In 61 percent of the 53 cases reported, the suspect turned out to be unarmed; in most cases, it turned out the suspect was holding something like a cellphone or sunglasses, the report found.
According to the report, the number of state-of-mind shootings increased from nine in 2009 to 15 in 2010. In 96 percent of similar cases since 2005, the suspect who deputies shot at was black or Latino.
The sheriff's department said the figure was not surprising because deputies patrol areas in south and east Los Angeles County that are home to a plethora of black and Latino gangs.
The report's author, Merrick Bobb, noted that the sheriff's jurisdiction spanned far more than just gang turf but he stressed it would be wrong to infer deputies harbor intentional bias.

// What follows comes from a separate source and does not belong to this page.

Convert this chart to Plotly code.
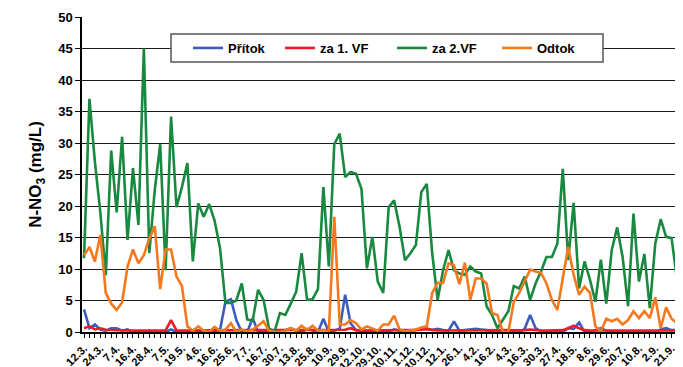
import plotly.graph_objects as go

# ---- data ----
tick_labels = ["12.3.", "24.3.", "7.4.", "16.4.", "28.4.", "7.5.", "19.5.", "4.6.", "16.6.", "25.6.",
               "7.7.", "16.7.", "30.7.", "13.8.", "25.8.", "10.9.", "29.9.", "12.10.", "29.10.", "10.11.",
               "1.12.", "10.12.", "12.1.", "26.1.", "4.2.", "16.2.", "4.3.", "16.3.", "30.3.", "27.4.",
               "18.5.", "8.6.", "29.6.", "20.7.", "10.8.", "2.9.", "21.9.", "12.10."]

pritok = [3.6, 0.6, 1.2, 0.4, 0.2, 0.6, 0.6, 0.2, 0.4, 0, 0, 0, 0.2, 0, 0, 0, 0.4, 0, 0, 0,
          0, 0, 0, 0, 0, 0.3, 4.8, 5.2, 1.9, 0, 0, 2.2, 0, 0, 0, 0, 0, 0.3, 0.6, 0.2,
          0, 0.5, 0.2, 0, 2.1, 0, 0.2, 0.5, 5.9, 1.4, 0.3, 0.2, 0, 0, 0.2, 0, 0, 0.4, 0.2, 0,
          0.2, 0.3, 0.6, 0.6, 0.3, 0.5, 0.3, 0.2, 1.7, 0.2, 0.3, 0.4, 0.5, 0.4, 0.3, 0, 0, 0, 0, 0,
          0, 0.5, 2.7, 0.6, 0.1, 0, 0, 0, 0, 0.6, 0.5, 1.5, 0, 0, 0.3, 0.6, 0.2, 0, 0, 0,
          0, 0, 0, 0, 0.2, 0, 0.4, 0.6, 0.3, 0.3, 9.6, 12.0]

za1vf = [0.6, 0.9, 0.4, 0.6, 0.35, 0.3, 0.25, 0.25, 0.25, 0.25, 0.25, 0.25, 0.25, 0.25, 0.25, 0.25, 1.9, 0.25, 0.25, 0.25,
         0.25, 0.25, 0.25, 0.25, 0.25, 0.25, 0.25, 0.25, 0.25, 0.25, 0.25, 0.25, 0.25, 0.25, 0.25, 0.25, 0.25, 0.25, 0.25, 0.25,
         0.25, 0.25, 0.25, 0.25, 0.25, 0.25, 0.25, 0.25, 0.35, 0.6, 0.3, 0.25, 0.25, 0.25, 0.25, 0.25, 0.25, 0.25, 0.25, 0.25,
         0.25, 0.25, 0.35, 0.45, 0.3, 0.25, 0.25, 0.25, 0.25, 0.25, 0.25, 0.25, 0.25, 0.25, 0.25, 0.25, 0.25, 0.25, 0.25, 0.25,
         0.25, 0.3, 0.4, 0.3, 0.25, 0.25, 0.25, 0.25, 0.3, 0.6, 1.0, 0.6, 0.3, 0.25, 0.25, 0.25, 0.25, 0.25, 0.25, 0.25,
         0.25, 0.25, 0.25, 0.25, 0.25, 0.25, 0.25, 0.25, 0.25, 0.25, 0.25, 0.25]

za2vf = [11.7, 37, 27, 19, 9, 28.8, 19, 31, 14.6, 26, 17, 45, 12.5, 22.5, 29.8, 9.8, 34.2, 19.8, 23, 26.8,
         11.2, 20.4, 18.3, 20.3, 17.7, 13.3, 4.6, 4.6, 5.0, 7.7, 2.0, 1.8, 6.7, 5.1, 0.6, 0, 3.0, 2.7, 4.5, 6.4,
         12.5, 5.1, 5.2, 6.8, 23, 10.4, 29.8, 31.5, 24.6, 25.4, 25.1, 22.7, 10.1, 15.1, 8, 6.2, 19.8, 20.9, 16.7, 11.4,
         12.5, 13.8, 22.2, 23.5, 12.5, 5.1, 9.8, 13, 9.8, 9.3, 9.1, 10.4, 9.6, 9.3, 4.1, 2.7, 0.6, 1.9, 3.3, 7.3,
         6.9, 8.8, 5.1, 7.7, 9.6, 11.9, 11.9, 14, 25.9, 11.4, 20.5, 6.9, 11.2, 8.3, 4.8, 11.5, 4.5, 13, 16.6, 11.9,
         4.1, 18.8, 8, 12.4, 3.8, 14, 17.9, 15.1, 14.9, 8.3, 8.2, 8.3]

odtok = [12.2, 13.5, 11.2, 15.4, 6.2, 4.5, 3.5, 4.7, 10.4, 13.1, 10.9, 12.2, 14.8, 16.8, 6.8, 13.1, 13.1, 8.8, 7.3, 0.9,
         0.2, 0.9, 0.2, 0, 0.8, 0.2, 0.4, 1.4, 0, 0.4, 0.1, 0.4, 1.0, 1.7, 0.2, 0, 0, 0.2, 0.6, 0.2,
         1.0, 0.3, 1.0, 0.2, 0.3, 0.1, 18.3, 1.2, 1.2, 1.9, 1.4, 0.4, 0.9, 0.6, 0.2, 1.2, 1.2, 2.6, 0.4, 0.1,
         0.2, 0.4, 0.7, 0.9, 6.2, 7.8, 7.8, 10.9, 10.6, 7.6, 11, 5.1, 8.5, 8.5, 7.7, 3.0, 2.7, 0, 0, 4.8,
         6.2, 8, 9.9, 9.6, 9.4, 7.7, 5.1, 3.5, 8.5, 13.5, 9.1, 5.9, 7.2, 6.2, 0.9, 0.1, 2.1, 1.7, 2.1, 1.2,
         1.9, 3.3, 2.2, 3.3, 2.2, 5.5, 0.6, 3.9, 2.1, 1.4, 0.1, 0]

series_names = ["Přítok", "za 1. VF", "za 2.VF", "Odtok"]
series_colors = ["#3a5dbf", "#ee1c25", "#18893f", "#f5781f"]

n = len(za2vf)
x_idx = list(range(n))
label_step = 3
tick_vals = list(range(0, n, label_step))[:len(tick_labels)]

FONT = "Liberation Sans, Arial, sans-serif"

# page body has an 8px margin: figure drawn at (8,8) in the window
W, H = 675, 359
ML, MT, PW, PH = 74, 9, 601, 315
MR, MB = W - ML - PW, H - MT - PH

fig = go.Figure()
legend_ids = ["legend", "legend2", "legend3", "legend4"]
for name, vals, col, lg in zip(series_names, [pritok, za1vf, za2vf, odtok], series_colors, legend_ids):
    fig.add_trace(go.Scatter(x=x_idx, y=vals, mode="lines", name=name, legend=lg,
                             line=dict(color=col, width=2.6)))

# helpers: window pixel -> paper coords
def px_x(px):
    return (px - 8 - ML) / PW

def px_y(py):
    return (MT + PH - (py - 8)) / PH

legend_x_px = [188, 280, 392, 497]
leg_common = dict(orientation="h", xanchor="left", yanchor="middle", y=px_y(48),
                  bgcolor="rgba(0,0,0,0)", borderwidth=0,
                  font=dict(family=FONT, size=13, color="black", weight="bold"))
layout_legends = {}
for lg, xp in zip(legend_ids, legend_x_px):
    layout_legends[lg] = dict(x=px_x(xp), **leg_common)

fig.update_layout(
    width=W, height=H,
    margin=dict(l=ML, r=MR, t=MT, b=MB),
    paper_bgcolor="white", plot_bgcolor="white",
    font=dict(family=FONT, color="black"),
    showlegend=True,
    **layout_legends,
    shapes=[dict(type="rect", xref="paper", yref="paper",
                 x0=px_x(171), x1=px_x(603), y0=px_y(62), y1=px_y(34),
                 line=dict(color="#555555", width=1.5), fillcolor="white", layer="above")],
)

fig.update_xaxes(
    range=[-0.37, 110.1], tickmode="array", tickvals=tick_vals, ticktext=tick_labels,
    tickangle=-45, tickfont=dict(family=FONT, size=11, color="black", weight="bold"),
    ticks="outside", ticklen=4, tickcolor="black", showgrid=False, zeroline=False,
    showline=True, linecolor="black", linewidth=1.5, automargin=False,
    minor=dict(ticks="outside", dtick=1, tick0=0, ticklen=4, tickcolor="black", showgrid=False),
)
fig.update_yaxes(
    range=[0, 50], dtick=5, tick0=0,
    tickfont=dict(family=FONT, size=13, color="black", weight="bold"),
    ticks="outside", ticklen=5, tickcolor="black",
    showgrid=True, gridcolor="#1a1a1a", gridwidth=1.2, zeroline=False,
    showline=True, linecolor="black", linewidth=1.5, automargin=False,
    title=dict(text="N-NO<sub>3</sub> (mg/L)", standoff=12,
               font=dict(family=FONT, size=17, color="black", weight="bold")),
)

fig.write_html("out.html")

Instead, he called into question the effectiveness of deputy training, noting that in almost a third of shootings, deputies had received no relevant training in the past two years.
"Knowing that black and Latino men are more likely to be shot or shot
at ... the sheriff's department should be doing a better job to reduce as far as possible mistaken shootings," Bobb said in his report.
Sheriff's spokesman Steve Whitmore said the department had not had time to fully digest the report, but it took issue with some of the report's methodology, including that it only drew on a small amount of data.
Whitmore noted that while state-of-mind shootings have increased slightly, deputies have also dramatically increased the numbers of arrests they make.
Bobb carries out audits of the sheriff's department twice a year under a contract he has held with county officials since 1992.
Re: Report: Increase in Shootings of Unarmed Suspects
If drugs were legal i wouldn't hate cops as much as i do.
They are still power trippin fucktard meatheads but i would have less of a problem with them if they stuck to catchin robbers and rapists instead of going after a dude in his house smoking a blunt.